Au départ, chaque responsable de programme rencontre les jeunes pour leur expliquer l’intention et le déroulé de l’accompagnement, et les invite à participer à la “Fabrik à Talents“, qui permettra pendant 3 jours de “tester et se rendre compte concrètement de l’état d’esprit et de l’engagement qui va leur être demandé“. Les jeunes qui l'ont vécue parlent d'un “changement d’état d’esprit“ précurseur de leur expérience.
Parcours
Pendant 6 à 9 mois, trois jours par semaine se passent en service civique, “pour assurer un revenu aux participant.es et tester leur projet professionnel“. Il est réalisé dans une collectivité territoriale ou une structure de l’économie sociale et solidaire, le site étant choisi en partant du souhait des jeunes, “libres d’explorer ce qui les intéresse, sans que cela soit nécessairement lié à la transition écologique“.
Le reste de la semaine un accompagnement s’emploie à créer un cadre “bienveillant“, c’est-à-dire “convivial, aidant et désinstitutionnalisé (pas de jugement normatif, écoute de la parole du jeune), permettant d’aborder tous les sujets en confiance, de reconnaitre et valoriser les savoir-faire tirés de l’expérience, de positionner les échanges autour et sur le projet de vie.“
L’accompagnement peut consister à aider les jeunes à identifier ce qui a du sens et de l’importance pour eux, “à l’inverse des logiques qui ont prévalu dans leur parcours scolaire et/ou d'insertion antérieur“. En cela, il implique également “un changement de regard, de représentations et des pratiques d'orientation des professionnels de la formation et de l’emploi“, et plusieurs approches pédagogiques sont évoquées : éducation populaire, intelligence collective, "théorie en U" (voir Wikipédia ici), coaching…
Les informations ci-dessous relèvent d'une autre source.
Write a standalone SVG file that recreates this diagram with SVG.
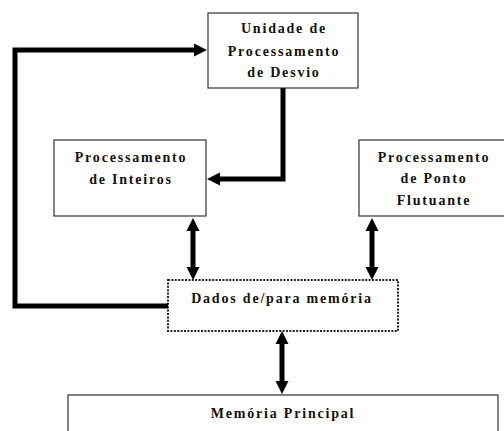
<svg xmlns="http://www.w3.org/2000/svg" width="504" height="431" viewBox="0 0 504 431">
<style>
.box{fill:#fff;stroke:#333;stroke-width:1.2}
.dot{fill:#fff;stroke:#222;stroke-width:2;stroke-dasharray:2 1.4}
.t{font-family:"Liberation Serif","Times New Roman",serif;font-weight:bold;font-size:14px;letter-spacing:1.8px;text-anchor:middle;fill:#111}
.c{fill:none;stroke:#000;stroke-width:5}
</style>
<defs>
<marker id="ah" markerUnits="userSpaceOnUse" markerWidth="14" markerHeight="14" refX="3" refY="7" orient="auto-start-reverse">
<path d="M0,0.5 L13,7 L0,13.5 z" fill="#000"/>
</marker>
</defs>
<rect width="504" height="431" fill="#fff"/>
<g id="desvio">
<rect class="box" x="208" y="13" width="150" height="75"/>
<text class="t" x="284" y="33">Unidade de</text>
<text class="t" x="284" y="56">Processamento</text>
<text class="t" x="284" y="77">de Desvio</text>
</g>
<g id="inteiros">
<rect class="box" x="54" y="140" width="152" height="76"/>
<text class="t" x="131" y="162">Processamento</text>
<text class="t" x="131" y="184">de Inteiros</text>
</g>
<g id="ponto">
<rect class="box" x="359" y="140" width="150" height="76"/>
<text class="t" x="434" y="162">Processamento</text>
<text class="t" x="434" y="183">de Ponto</text>
<text class="t" x="434" y="205">Flutuante</text>
</g>
<g id="dados">
<rect class="dot" x="168" y="280" width="230" height="51"/>
<text class="t" x="282" y="303">Dados de/para memória</text>
</g>
<g id="memoria">
<rect class="box" x="68" y="395" width="430" height="45"/>
<text class="t" x="283" y="418">Memória Principal</text>
</g>
<g id="connectors">
<path class="c" d="M168,306 H15 V50 H197" marker-end="url(#ah)"/>
<path class="c" d="M283,88 V179 H217" marker-end="url(#ah)"/>
<path class="c" d="M193,228 V270" marker-start="url(#ah)" marker-end="url(#ah)"/>
<path class="c" d="M372,228 V270" marker-start="url(#ah)" marker-end="url(#ah)"/>
<path class="c" d="M282,341 V384" marker-start="url(#ah)" marker-end="url(#ah)"/>
</g>
</svg>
Le Centre d'études et de recherches sur les qualifications fait valoir que du point de vue des jeunes, l’accompagnement a “pleinement rempli ses objectifs“, tandis que les ateliers proposés et/ou les expériences en service civique “ont contribué à une prise de conscience“ pour bon nombre d'entre eux.
Résultats
Une des limites du dispositif a été son implantation sur des territoires où l’association qui le portait et sa philosophie d’action “n’étaient pas connues“, c'est pourquoi mobiliser des partenaires eux-mêmes déjà impliqués dans des dispositifs d’accompagnement de jeunes “s’est révélé difficile“. Ainsi sur plusieurs territoires envisagés, les équipes déjà présentes (Missions locales, Maisons de l'emploi, etc...) “sont restées repliées sur les collaborations déjà existantes, et le programme a rencontré des difficultés à s’implanter et à se déployer.“
En revanche là où il a pu s'opérer, 76 % des jeunes engagés étaient en situation de reprise d’études, en formation ou en emploi à la sortie de l'accompagnement. 54 % ont intégré des projets de formation ou d’insertion en lien avec les problématiques de la transition écologique. Le CEREQ constate en définitive que si “l’ambition systémique de cette expérimentation n’a pas totalement réussi, la majorité des jeunes ayant participé ont vécu une transformation“, évoquant eux-même la joie, l'espoir ou l'audace retrouvés.
Cependant, pour les professionnels impliqués, quitter le programme revient pour certains jeunes “à retrouver les cadres initiaux et impasses dans lesquels ils évoluaient auparavant“, et les bénéfices qu’ils ont acquis (confiance en soi, compétences comportementales…) “sont fragilisés à leur sortie, ils se retrouvent à nouveau en situation de vulnérabilité“. Un décalage qui traduit à la fois la force et la limite principale du programme, à savoir “sa capacité à entraîner un changement qui le dépasse“.